What the task asks: Your output is the lines from the first one to the one containing "v = np.arange(0, 701, 10)", repeated exactly, with images left out.

== Provided material

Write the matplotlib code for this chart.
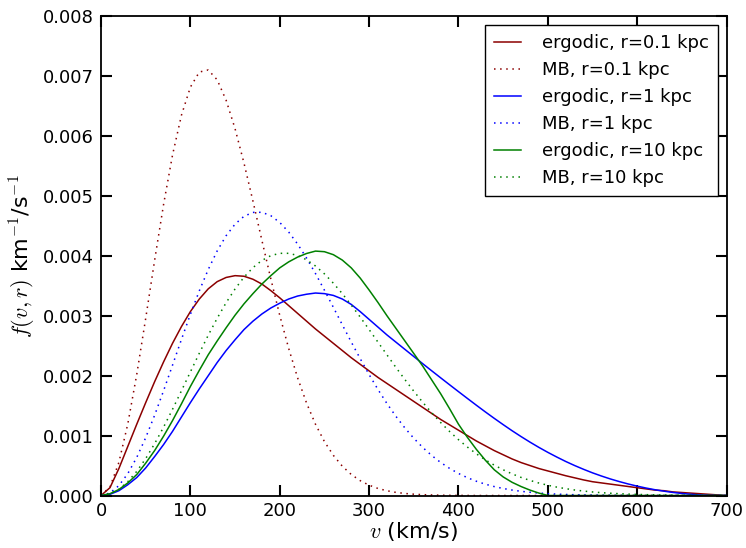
import matplotlib
matplotlib.use('Agg')
import matplotlib.pyplot as plt
import numpy as np

# velocity grid (km/s), 10 km/s steps
v = np.arange(0, 701, 10)

# ergodic distribution f(v,r)
erg_01 = [0, 0.00013, 0.00045, 0.00082, 0.00119, 0.00155, 0.00190, 0.00223, 0.00254, 0.00282,
          0.00307, 0.00328, 0.00345, 0.00357, 0.00364, 0.00367, 0.00366, 0.00361, 0.00353, 0.00342,
          0.00330, 0.00317, 0.00304, 0.00291, 0.00278, 0.00266, 0.00254, 0.00242, 0.00230, 0.00219,
          0.00208, 0.00197, 0.00187, 0.00177, 0.00167, 0.00157, 0.00147, 0.00137, 0.00127, 0.00118,
          0.00109, 0.00100, 0.00091, 0.00083, 0.00075, 0.00068, 0.00061, 0.00055, 0.00050, 0.00045,
          0.00041, 0.00037, 0.00033, 0.000295, 0.00026, 0.00023, 0.00021, 0.00019, 0.00017, 0.00015,
          0.00013, 0.00011, 0.00009, 0.00008, 0.00006, 0.00005, 0.00004, 0.00003, 0.00002, 0.00001,
          0.0]
erg_1 = [0, 0.00002, 0.00008, 0.00018, 0.00030, 0.00046, 0.00065, 0.00085, 0.00107, 0.00131,
         0.00155, 0.00178, 0.00200, 0.00222, 0.00242, 0.00260, 0.00277, 0.00291, 0.00303, 0.00313,
         0.00321, 0.00328, 0.00333, 0.00336, 0.00338, 0.00337, 0.00334, 0.00328, 0.00319, 0.00307,
         0.00294, 0.00281, 0.00268, 0.00256, 0.00244, 0.00232, 0.00220, 0.002082, 0.001965, 0.001849,
         0.001734, 0.001620, 0.001507, 0.001396, 0.001288, 0.001183, 0.001081, 0.000984, 0.000891, 0.000803,
         0.000720, 0.000642, 0.000568, 0.000500, 0.000437, 0.000378, 0.000325, 0.000276, 0.000232, 0.000192,
         0.000156, 0.000124, 0.000096, 0.000072, 0.000051, 0.000034, 0.000020, 0.000009, 0.000002, 0.0,
         0.0]
erg_10 = [0, 0.00003, 0.00010, 0.00021, 0.00035, 0.00054, 0.00075, 0.00099, 0.00125, 0.00153,
          0.00182, 0.00209, 0.00235, 0.00258, 0.00280, 0.00301, 0.00320, 0.00337, 0.00353, 0.00367,
          0.00380, 0.00390, 0.00398, 0.00404, 0.00408, 0.00407, 0.00402, 0.00393, 0.00380, 0.00363,
          0.00343, 0.00322, 0.00300, 0.00279, 0.00258, 0.00237, 0.00216, 0.00193, 0.00170, 0.00145,
          0.00119, 0.00097, 0.00077, 0.00059, 0.00043, 0.00031, 0.00022, 0.00015, 0.00009, 0.00004,
          0.0, 0.0, 0.0, 0.0, 0.0, 0.0, 0.0, 0.0, 0.0, 0.0,
          0.0, 0.0, 0.0, 0.0, 0.0, 0.0, 0.0, 0.0, 0.0, 0.0,
          0.0]

# Maxwell-Boltzmann curves
mb_01 = [0, 0.000141, 0.000552, 0.001197, 0.002022, 0.002956, 0.003927, 0.004858, 0.005683, 0.006348,
         0.006817, 0.007069, 0.007104, 0.006939, 0.006598, 0.006123, 0.005548, 0.004915, 0.004261, 0.003617,
         0.003007, 0.002455, 0.001964, 0.001543, 0.001189, 0.000900, 0.000670, 0.000489, 0.000351, 0.000248,
         0.000172, 0.000117, 0.000079, 0.000052, 0.000034, 0.000022, 0.000014, 0.000009, 0.000005, 0.000003,
         0.000002, 0.000001, 0, 0, 0, 0, 0, 0, 0, 0,
         0, 0, 0, 0, 0, 0, 0, 0, 0, 0,
         0, 0, 0, 0, 0, 0, 0, 0, 0, 0,
         0]
mb_1 = [0, 0.000042, 0.000165, 0.000366, 0.000636, 0.000965, 0.001340, 0.001749, 0.002175, 0.002605,
        0.003023, 0.003417, 0.003773, 0.004083, 0.004337, 0.004530, 0.004661, 0.004726, 0.004728, 0.004671,
        0.004558, 0.004398, 0.004197, 0.003964, 0.003705, 0.003427, 0.003141, 0.002850, 0.002563, 0.002285,
        0.002018, 0.001767, 0.001534, 0.001321, 0.001128, 0.000955, 0.000802, 0.000668, 0.000552, 0.000453,
        0.000368, 0.000297, 0.000238, 0.000189, 0.000149, 0.000117, 0.000091, 0.000070, 0.000054, 0.000041,
        0.000031, 0.000023, 0.000017, 0.000013, 0.000009, 0.000007, 0.000005, 0.000004, 0.000002, 0.000002,
        0.000001, 0, 0, 0, 0, 0, 0, 0, 0, 0,
        0]
mb_10 = [0, 0.000026, 0.000104, 0.000231, 0.000403, 0.000616, 0.000865, 0.001141, 0.001438, 0.001748,
         0.002063, 0.002375, 0.002676, 0.002959, 0.003219, 0.003448, 0.003645, 0.003804, 0.003924, 0.004004,
         0.004043, 0.004043, 0.004007, 0.003935, 0.003831, 0.003700, 0.003544, 0.003370, 0.003179, 0.002979,
         0.002770, 0.002558, 0.002347, 0.002138, 0.001936, 0.001741, 0.001556, 0.001381, 0.001219, 0.001069,
         0.000932, 0.000808, 0.000696, 0.000596, 0.000507, 0.000429, 0.000361, 0.000302, 0.000252, 0.000208,
         0.000171, 0.000140, 0.000114, 0.000092, 0.000074, 0.000059, 0.000047, 0.000038, 0.000030, 0.000023,
         0.000018, 0.000014, 0.000011, 0.000008, 0.000006, 0.000005, 0.000004, 0.000003, 0.000002, 0.000002,
         0.000001]

plt.rcParams['mathtext.fontset'] = 'cm'
plt.rcParams['font.family'] = 'DejaVu Sans'

fig = plt.figure(figsize=(7.46, 5.48), dpi=100)
ax = fig.add_axes([0.1354, 0.0958, 0.8386, 0.8745])

dots = (0, (1, 3))
ax.plot(v, erg_01, color='#8b0000', lw=1.1, label='ergodic, r=0.1 kpc')
ax.plot(v, mb_01, color='#8b0000', lw=1.1, linestyle=dots, label='MB, r=0.1 kpc')
ax.plot(v, erg_1, color='blue', lw=1.1, label='ergodic, r=1 kpc')
ax.plot(v, mb_1, color='blue', lw=1.1, linestyle=dots, label='MB, r=1 kpc')
ax.plot(v, erg_10, color='green', lw=1.1, label='ergodic, r=10 kpc')
ax.plot(v, mb_10, color='green', lw=1.1, linestyle=dots, label='MB, r=10 kpc')

ax.set_xlim(0, 700)
ax.set_ylim(0, 0.008)
ax.set_xticks(np.arange(0, 701, 100))
ax.set_yticks(np.arange(0, 0.0081, 0.001))
ax.tick_params(direction='in', length=8, width=1.5, top=True, right=True, labelsize=13, pad=5)
for s in ax.spines.values():
    s.set_linewidth(1.3)

ax.set_xlabel('$v$ (km/s)', fontsize=16, labelpad=0)
ax.set_ylabel('$f(v,r)$ km$^{-1}$/s$^{-1}$', fontsize=16, labelpad=4)

leg = ax.legend(loc='upper right', fontsize=13, fancybox=False, handlelength=1.5,
                borderaxespad=0.5, borderpad=0.5, labelspacing=0.5, handletextpad=1.15,
                framealpha=1)
leg.get_frame().set_edgecolor('black')
leg.get_frame().set_linewidth(1.0)

fig.savefig('out.png', dpi=100)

====

Exercise output:
Write the matplotlib code for this chart.
import matplotlib
matplotlib.use('Agg')
import matplotlib.pyplot as plt
import numpy as np

# velocity grid (km/s), 10 km/s steps
v = np.arange(0, 701, 10)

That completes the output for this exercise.